As the Ice Leaves, Greenland Becomes Green

Kulusuk, Greenland
Puppies with sled dog mom in Kulusuk, Greenland

This summer I had the opportunity to travel to Greenland with the Earth Science department. We had an incredible trip and got to see a lot of ice. Climate change is readily apparent in the landscape and in speaking with the locals. One man local to the small settlement of Kulusuk told us that the dog sledding season used to last from September until June, now they usually can’t start until late October and are ending in early May, a drastic change for this culture. Even though the season is getting shorter, families still train dogs to sled. This picture shows a mom with two new born pups, there were also more in her litter under her belly.




Tidewater glacier near Kulusuk, Greenland
Tidewater glacier near Kulusuk, Greenland

One our first full day of hiking we were able to see a glacier that has been studied by some Danish scientists for many years, Mittivakkat Glacier. There is a great deal of scientific literature on the subject, some of which can be found here. We were only able to see one small tongue of the glacier shown in the photograph. For more information on this glacier see journal articles here.

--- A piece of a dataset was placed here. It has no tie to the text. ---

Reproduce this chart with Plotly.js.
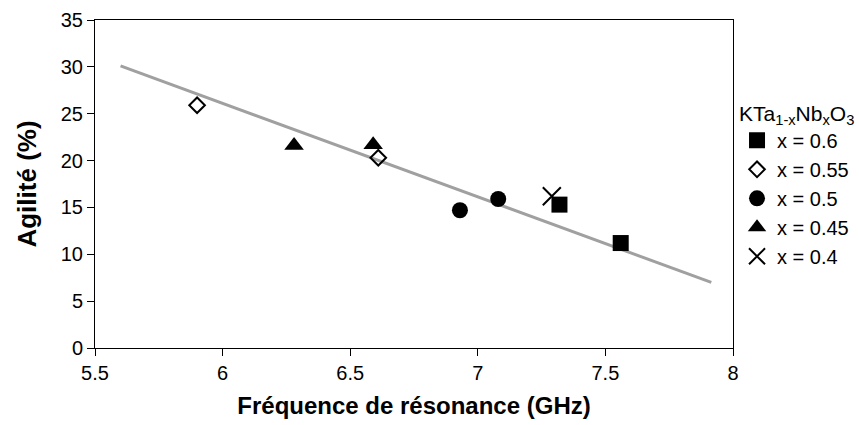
<!DOCTYPE html>
<html>
<head>
<meta charset="utf-8">
<script src="https://cdn.plot.ly/plotly-3.0.1.min.js"></script>
<style>
  html, body { margin: 0; padding: 0; background: #ffffff; }
  #chart { width: 859px; height: 425px; }
</style>
</head>
<body>
<div id="chart"></div>
<script>
// Data
const seriesNames = ["x = 0.6", "x = 0.55", "x = 0.5", "x = 0.45", "x = 0.4"];
const freq06 = [7.32, 7.56];
const agil06 = [15.3, 11.2];
const freq055 = [5.90, 6.61];
const agil055 = [25.9, 20.3];
const freq05 = [6.93, 7.08];
const agil05 = [14.7, 15.9];
const freq045 = [6.28, 6.59];
const agil045 = [21.6, 21.7];
const freq04 = [7.29];
const agil04 = [16.2];
const fitFreq = [5.60, 7.915];
const fitAgil = [30.1, 7.0];
const xTicks = [5.5, 6, 6.5, 7, 7.5, 8];
const yTicks = [0, 5, 10, 15, 20, 25, 30, 35];

const FONT = '"Liberation Sans", Arial, sans-serif';

const traces = [
  { x: fitFreq, y: fitAgil, mode: 'lines', showlegend: false, hoverinfo: 'skip',
    line: { color: '#a0a0a0', width: 3 } },
  { x: freq06, y: agil06, mode: 'markers', name: seriesNames[0],
    marker: { symbol: 'square', size: 16, color: '#000000' } },
  { x: freq055, y: agil055, mode: 'markers', name: seriesNames[1],
    marker: { symbol: 'diamond-open', size: 12, color: '#000000', line: { width: 2, color: '#000000' } } },
  { x: freq05, y: agil05, mode: 'markers', name: seriesNames[2],
    marker: { symbol: 'circle', size: 16, color: '#000000' } },
  { x: freq045, y: agil045, mode: 'markers', name: seriesNames[3],
    marker: { symbol: 'triangle-up', size: 17, color: '#000000' } },
  { x: freq04, y: agil04, mode: 'markers', name: seriesNames[4],
    marker: { symbol: 'x-thin-open', size: 18, color: '#000000', line: { width: 2, color: '#000000' } } }
];

const layout = {
  width: 859, height: 425,
  margin: { l: 95, r: 126, t: 20, b: 77, autoexpand: false },
  paper_bgcolor: '#ffffff', plot_bgcolor: '#ffffff',
  font: { family: FONT, color: '#000000', size: 20 },
  xaxis: {
    range: [5.5, 8], tickvals: xTicks, ticktext: xTicks.map(String),
    showgrid: false, zeroline: false,
    showline: true, linecolor: '#000000', linewidth: 1, mirror: true,
    ticks: 'outside', ticklen: 7, tickcolor: '#000000',
    tickfont: { family: FONT, size: 20 },
    title: { text: '<b>Fréquence de résonance (GHz)</b>', font: { family: FONT, size: 24 }, standoff: 14 }
  },
  yaxis: {
    range: [0, 35], tickvals: yTicks,
    showgrid: false, zeroline: false,
    showline: true, linecolor: '#000000', linewidth: 1, mirror: true,
    ticks: 'outside', ticklen: 7, tickcolor: '#000000',
    tickfont: { family: FONT, size: 20 },
    title: { text: '<b>Agilité (%)</b>', font: { family: FONT, size: 26 }, standoff: 16 }
  },
  legend: {
    xref: 'container', yref: 'container',
    x: 0.858, xanchor: 'left', y: 0.78, yanchor: 'top',
    bgcolor: 'rgba(0,0,0,0)', borderwidth: 0,
    font: { family: FONT, size: 20 },
    title: { text: 'KTa<sub>1-x</sub>Nb<sub>x</sub>O<sub>3</sub>', font: { family: FONT, size: 21 } },
    itemsizing: 'trace'
  },
  showlegend: true
};

Plotly.newPlot('chart', traces, layout, { displayModeBar: false, staticPlot: true });
</script>
</body>
</html>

Apusiaajik Tidewater Glacier near Kulusk, Greenland
Apusiaajik Tidewater Glacier near Kulusk, Greenland


The most striking glacial feature we saw was an incredible tide water glacier, about 30 minutes from Kulusuk by boat. The Apusiaajik Glacier is retreating. While there is currently no scientific literature on the glacier, locals say that it is just in the past 5 years that the rock in the middle of the photograph above has become exposed. This is consistent with other glacial observation in the region that many “tide water glaciers” no longer reach the ocean.

All photographs taken by Will Kochtitzky, August 2014

2 Replies to “As the Ice Leaves, Greenland Becomes Green”

  1. Its amazing how drastically climate change is affecting settlements in the arctic. I’m interested whether you have more on what the people living in Greenland had to say concerning climate change, and how it has affected them. Its really interesting and powerful to hear what the people living in highly vulnerable places have to say about climate change.

  2. Yeah Joe, it is really nice to hear directly from people how climate change is already affecting them. I have another good story about farmers in Bolivia, they are finding it increasingly difficult to preserve their potato crops. I will try and do a blog post about that sometime as well. Do you have any such stories that would be good to share?